Não há problema no fato de o PT, um partido originalmente de esquerda, defender um novo imposto para a saúde. A deformação é prometer uma coisa na eleição e fazer outra quando chega ao poder. Exemplo: será preciso explicar à nova classe média da qual o partido tanto se orgulha o motivo de mais um tributo, apesar dos sucessivos recordes de arrecadação.

Do outro lado, sem os sociais-democratas do PSDB, não sobra muita gente para apimentar a discussão. O DEM até vem tentando se articular como legítimo herdeiro da direita liberal, mas tropeça pelos pecados recentes e pelo mais do mesmo. Caberá a setores da sociedade civil fazer pressão – como já aconteceu em 2007.

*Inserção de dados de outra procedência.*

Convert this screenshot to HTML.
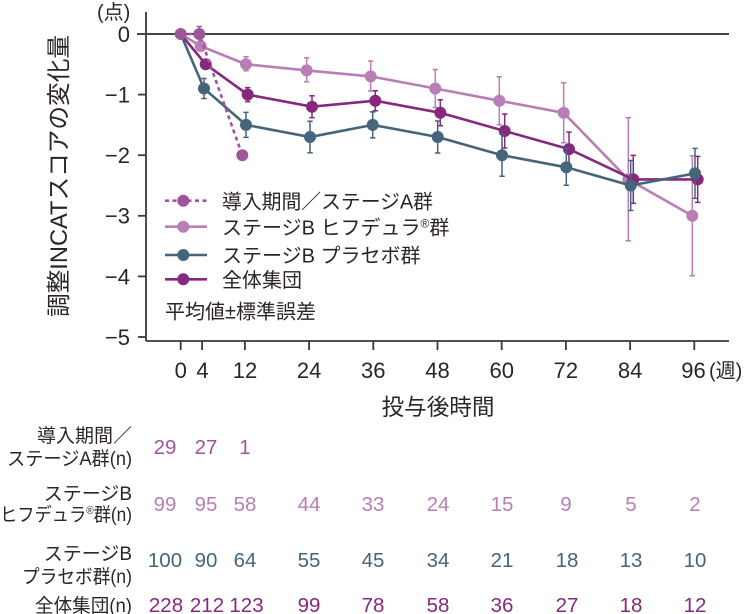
<!DOCTYPE html>
<html><head><meta charset="utf-8">
<style>
html,body{margin:0;padding:0;background:#fff;}
svg{display:block;}
text{font-family:"Liberation Sans","Noto Sans CJK JP",sans-serif;fill:#2b2624;}
.j{font-family:"Noto Sans CJK JP","Liberation Sans",sans-serif;}
</style></head><body>
<svg width="745" height="614" viewBox="0 0 745 614" xmlns="http://www.w3.org/2000/svg">
<!-- axes -->
<g stroke="#3d3735" stroke-width="1.8" fill="none">
<line x1="146" y1="12" x2="146" y2="341"/>
<line x1="146" y1="341" x2="729" y2="341"/>
<line x1="138" y1="94.6" x2="146" y2="94.6"/>
<line x1="138" y1="155.2" x2="146" y2="155.2"/>
<line x1="138" y1="215.8" x2="146" y2="215.8"/>
<line x1="138" y1="276.4" x2="146" y2="276.4"/>
<line x1="138" y1="337" x2="146" y2="337"/>
<line x1="180.7" y1="341" x2="180.7" y2="350"/>
<line x1="202.1" y1="341" x2="202.1" y2="350"/>
<line x1="244.9" y1="341" x2="244.9" y2="350"/>
<line x1="309.1" y1="341" x2="309.1" y2="350"/>
<line x1="373.3" y1="341" x2="373.3" y2="350"/>
<line x1="437.5" y1="341" x2="437.5" y2="350"/>
<line x1="501.7" y1="341" x2="501.7" y2="350"/>
<line x1="565.9" y1="341" x2="565.9" y2="350"/>
<line x1="630.1" y1="341" x2="630.1" y2="350"/>
<line x1="694.3" y1="341" x2="694.3" y2="350"/>
</g>
<line x1="137" y1="34" x2="729" y2="34" stroke="#4a4340" stroke-width="2"/>

<!-- y tick labels -->
<g font-size="22" text-anchor="end">
<text x="130" y="42">0</text>
<text x="130" y="102.5">−1</text>
<text x="130" y="163">−2</text>
<text x="130" y="223.7">−3</text>
<text x="130" y="284.3">−4</text>
<text x="130" y="345">−5</text>
</g>
<text x="97" y="19" font-size="20">(点)</text>
<text transform="translate(67,176) rotate(-90)" font-size="24" text-anchor="middle" textLength="282" lengthAdjust="spacingAndGlyphs">調整INCATスコアの変化量</text>

<!-- x tick labels -->
<g font-size="22" text-anchor="middle">
<text x="180.7" y="378">0</text>
<text x="202.5" y="378">4</text>
<text x="245" y="378">12</text>
<text x="309.1" y="378">24</text>
<text x="373.3" y="378">36</text>
<text x="437.5" y="378">48</text>
<text x="501.7" y="378">60</text>
<text x="565.9" y="378">72</text>
<text x="630.1" y="378">84</text>
<text x="693.5" y="378">96</text>
</g>
<text x="709" y="377.5" font-size="20">(週)</text>
<text x="438" y="415" font-size="22.5" text-anchor="middle" textLength="113" lengthAdjust="spacingAndGlyphs">投与後時間</text>

<!-- Hifdura series -->
<g stroke="#b77fb5" fill="#b77fb5">
<g stroke-width="1.5">
<path d="M200.7 41.6V49.6M198 41.6h5.4M198 49.6h5.4"/>
<path d="M246 56.8V70.8M243.3 56.8h5.4M243.3 70.8h5.4"/>
<path d="M306.7 57.9V81.9M304 57.9h5.4M304 81.9h5.4"/>
<path d="M370.7 61V91M368 61h5.4M368 91h5.4"/>
<path d="M435.3 69.5V107.5M432.6 69.5h5.4M432.6 107.5h5.4"/>
<path d="M499.3 76.7V124.7M496.6 76.7h5.4M496.6 124.7h5.4"/>
<path d="M563.7 82.8V142.8M561 82.8h5.4M561 142.8h5.4"/>
<path d="M628.3 117.8V240.8M625.6 117.8h5.4M625.6 240.8h5.4"/>
<path d="M692.3 155.8V275.8M689.6 155.8h5.4M689.6 275.8h5.4"/>
</g>
<polyline fill="none" stroke-width="2.6" points="180.7,34 200.7,46.1 246,64.3 306.7,70.4 370.7,76.4 435.3,88.5 499.3,100.7 563.7,112.8 628.3,179.4 692.3,215.8"/>
<g stroke="none">
<circle cx="200.7" cy="46.1" r="6"/><circle cx="246" cy="64.3" r="6"/><circle cx="306.7" cy="70.4" r="6"/><circle cx="370.7" cy="76.4" r="6"/><circle cx="435.3" cy="88.5" r="6"/><circle cx="499.3" cy="100.7" r="6"/><circle cx="563.7" cy="112.8" r="6"/><circle cx="628.3" cy="179.4" r="6"/><circle cx="692.3" cy="215.8" r="6"/>
</g>
</g>

<!-- Overall series -->
<g stroke="#86287e" fill="#86287e">
<g stroke-width="1.5">
<path d="M205.7 60.3V68.3M203 60.3h5.4M203 68.3h5.4"/>
<path d="M247.7 87.6V101.6M245 87.6h5.4M245 101.6h5.4"/>
<path d="M312 95.7V117.7M309.3 95.7h5.4M309.3 117.7h5.4"/>
<path d="M375.3 90.7V110.7M372.6 90.7h5.4M372.6 110.7h5.4"/>
<path d="M440.3 99.8V125.8M437.6 99.8h5.4M437.6 125.8h5.4"/>
<path d="M504.7 114V148M502 114h5.4M502 148h5.4"/>
<path d="M569 132.1V166.1M566.3 132.1h5.4M566.3 166.1h5.4"/>
<path d="M633.3 155.4V203.4M630.6 155.4h5.4M630.6 203.4h5.4"/>
<path d="M697.7 156.4V202.4M695 156.4h5.4M695 202.4h5.4"/>
</g>
<polyline fill="none" stroke-width="2.6" points="180.7,34 205.7,64.3 247.7,94.6 312,106.7 375.3,100.7 440.3,112.8 504.7,131 569,149.1 633.3,179.4 697.7,179.4"/>
<g stroke="none">
<circle cx="205.7" cy="64.3" r="6"/><circle cx="247.7" cy="94.6" r="6"/><circle cx="312" cy="106.7" r="6"/><circle cx="375.3" cy="100.7" r="6"/><circle cx="440.3" cy="112.8" r="6"/><circle cx="504.7" cy="131" r="6"/><circle cx="569" cy="149.1" r="6"/><circle cx="633.3" cy="179.4" r="6"/><circle cx="697.7" cy="179.4" r="6"/>
</g>
</g>

<!-- Placebo series -->
<g stroke="#44657a" fill="#44657a">
<g stroke-width="1.5">
<path d="M204 78.5V98.5M201.3 78.5h5.4M201.3 98.5h5.4"/>
<path d="M246 112.4V137.4M243.3 112.4h5.4M243.3 137.4h5.4"/>
<path d="M310 121.3V152.7M307.3 121.3h5.4M307.3 152.7h5.4"/>
<path d="M372.7 111.9V137.9M370 111.9h5.4M370 137.9h5.4"/>
<path d="M437.7 121V153M435 121h5.4M435 153h5.4"/>
<path d="M502 134.2V176.2M499.3 134.2h5.4M499.3 176.2h5.4"/>
<path d="M566.3 148.3V185.3M563.6 148.3h5.4M563.6 185.3h5.4"/>
<path d="M630.7 160.5V210.5M628 160.5h5.4M628 210.5h5.4"/>
<path d="M695 148.4V198.4M692.3 148.4h5.4M692.3 198.4h5.4"/>
</g>
<polyline fill="none" stroke-width="2.6" points="180.7,34 204,88.5 246,124.9 310,137 372.7,124.9 437.7,137 502,155.2 566.3,167.3 630.7,185.5 695,173.4"/>
<g stroke="none">
<circle cx="204" cy="88.5" r="6"/><circle cx="246" cy="124.9" r="6"/><circle cx="310" cy="137" r="6"/><circle cx="372.7" cy="124.9" r="6"/><circle cx="437.7" cy="137" r="6"/><circle cx="502" cy="155.2" r="6"/><circle cx="566.3" cy="167.3" r="6"/><circle cx="630.7" cy="185.5" r="6"/><circle cx="695" cy="173.4" r="6"/>
</g>
</g>

<!-- Stage A series -->
<g stroke="#a0559b" fill="#a0559b">
<path stroke-width="1.5" d="M199.3 26.5V41.5M196.6 26.5h5.4"/>
<polyline fill="none" stroke-width="2.6" stroke-dasharray="4,3.5" points="180.7,34 199.3,34 242.3,155.2"/>
<g stroke="none">
<circle cx="180.7" cy="34" r="6"/><circle cx="199.3" cy="34" r="6"/><circle cx="242.3" cy="155.2" r="6"/>
</g>
</g>

<!-- legend -->
<line x1="165" y1="200.7" x2="207" y2="200.7" stroke="#a0559b" stroke-width="2.6" stroke-dasharray="4,3.5"/>
<circle cx="183.3" cy="200.7" r="6" fill="#a0559b"/>
<line x1="165" y1="226.7" x2="207" y2="226.7" stroke="#b77fb5" stroke-width="2.6"/>
<circle cx="183.3" cy="226.7" r="6" fill="#b77fb5"/>
<line x1="165" y1="255" x2="207" y2="255" stroke="#44657a" stroke-width="2.6"/>
<circle cx="183.3" cy="255" r="6" fill="#44657a"/>
<line x1="165" y1="279.3" x2="207" y2="279.3" stroke="#86287e" stroke-width="2.6"/>
<circle cx="183.3" cy="279.3" r="6" fill="#86287e"/>
<g font-size="20">
<text x="222" y="208.5" textLength="211" lengthAdjust="spacingAndGlyphs">導入期間／ステージA群</text>
<text x="222" y="234.5">ステージB ヒフデュラ<tspan font-size="12" dy="-7">®</tspan><tspan dy="7">群</tspan></text>
<text x="222" y="262.5">ステージB プラセボ群</text>
<text x="222" y="287">全体集団</text>
<text x="165" y="318.5">平均値±標準誤差</text>
</g>

<!-- table labels -->
<g font-size="19" text-anchor="end">
<text x="132" y="442">導入期間／</text>
<text x="132" y="465" textLength="125" lengthAdjust="spacingAndGlyphs">ステージA群(n)</text>
<text x="132" y="500">ステージB</text>
<text x="132" y="521" textLength="132" lengthAdjust="spacingAndGlyphs">ヒフデュラ<tspan font-size="11" dy="-7">®</tspan><tspan dy="7">群(n)</tspan></text>
<text x="132" y="560">ステージB</text>
<text x="132" y="583" textLength="110" lengthAdjust="spacingAndGlyphs">プラセボ群(n)</text>
<text x="132" y="612" textLength="97" lengthAdjust="spacingAndGlyphs">全体集団(n)</text>
</g>

<!-- table numbers -->
<g font-size="20.5" text-anchor="middle">
<text x="165" y="454" style="fill:#a0559b">29</text>
<text x="206" y="454" style="fill:#a0559b">27</text>
<text x="245" y="454" style="fill:#a0559b">1</text>

<text x="165" y="511" style="fill:#b77fb5">99</text>
<text x="206" y="511" style="fill:#b77fb5">95</text>
<text x="245" y="511" style="fill:#b77fb5">58</text>
<text x="309" y="511" style="fill:#b77fb5">44</text>
<text x="373" y="511" style="fill:#b77fb5">33</text>
<text x="438" y="511" style="fill:#b77fb5">24</text>
<text x="502" y="511" style="fill:#b77fb5">15</text>
<text x="566" y="511" style="fill:#b77fb5">9</text>
<text x="631" y="511" style="fill:#b77fb5">5</text>
<text x="695" y="511" style="fill:#b77fb5">2</text>

<text x="165" y="567" style="fill:#44657a">100</text>
<text x="206" y="567" style="fill:#44657a">90</text>
<text x="245" y="567" style="fill:#44657a">64</text>
<text x="309" y="567" style="fill:#44657a">55</text>
<text x="373" y="567" style="fill:#44657a">45</text>
<text x="438" y="567" style="fill:#44657a">34</text>
<text x="502" y="567" style="fill:#44657a">21</text>
<text x="567" y="567" style="fill:#44657a">18</text>
<text x="631" y="567" style="fill:#44657a">13</text>
<text x="695" y="567" style="fill:#44657a">10</text>

<text x="166" y="612" style="fill:#86287e">228</text>
<text x="207" y="612" style="fill:#86287e">212</text>
<text x="246.5" y="612" style="fill:#86287e">123</text>
<text x="309" y="612" style="fill:#86287e">99</text>
<text x="373" y="612" style="fill:#86287e">78</text>
<text x="438" y="612" style="fill:#86287e">58</text>
<text x="502" y="612" style="fill:#86287e">36</text>
<text x="567" y="612" style="fill:#86287e">27</text>
<text x="631" y="612" style="fill:#86287e">18</text>
<text x="695" y="612" style="fill:#86287e">12</text>
</g>
</svg>
</body></html>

De qualquer jeito, o episódio será um excelente estudo de caso sobre como se comportam as atuais lideranças políticas brasileiras. Como Dilma vai justificar a mudança repentina de posição? Lula era Lula e a paródia com a metamorfose ambulante era só mais um capítulo do seu enorme anedotário.

Durona e técnica, a atual presidente vai precisar tirar outro coelho da cartola. Se fosse para apostar, diria que ela vai se fazer de estátua – a enorme base aliada no Congresso, aquela tão agraciada com ministérios, emendas e cargos, que se vire nos 30 com o novo imposto. A população, como sempre, vai pagar a conta.

Mas será que dessa vez vai deixar barato?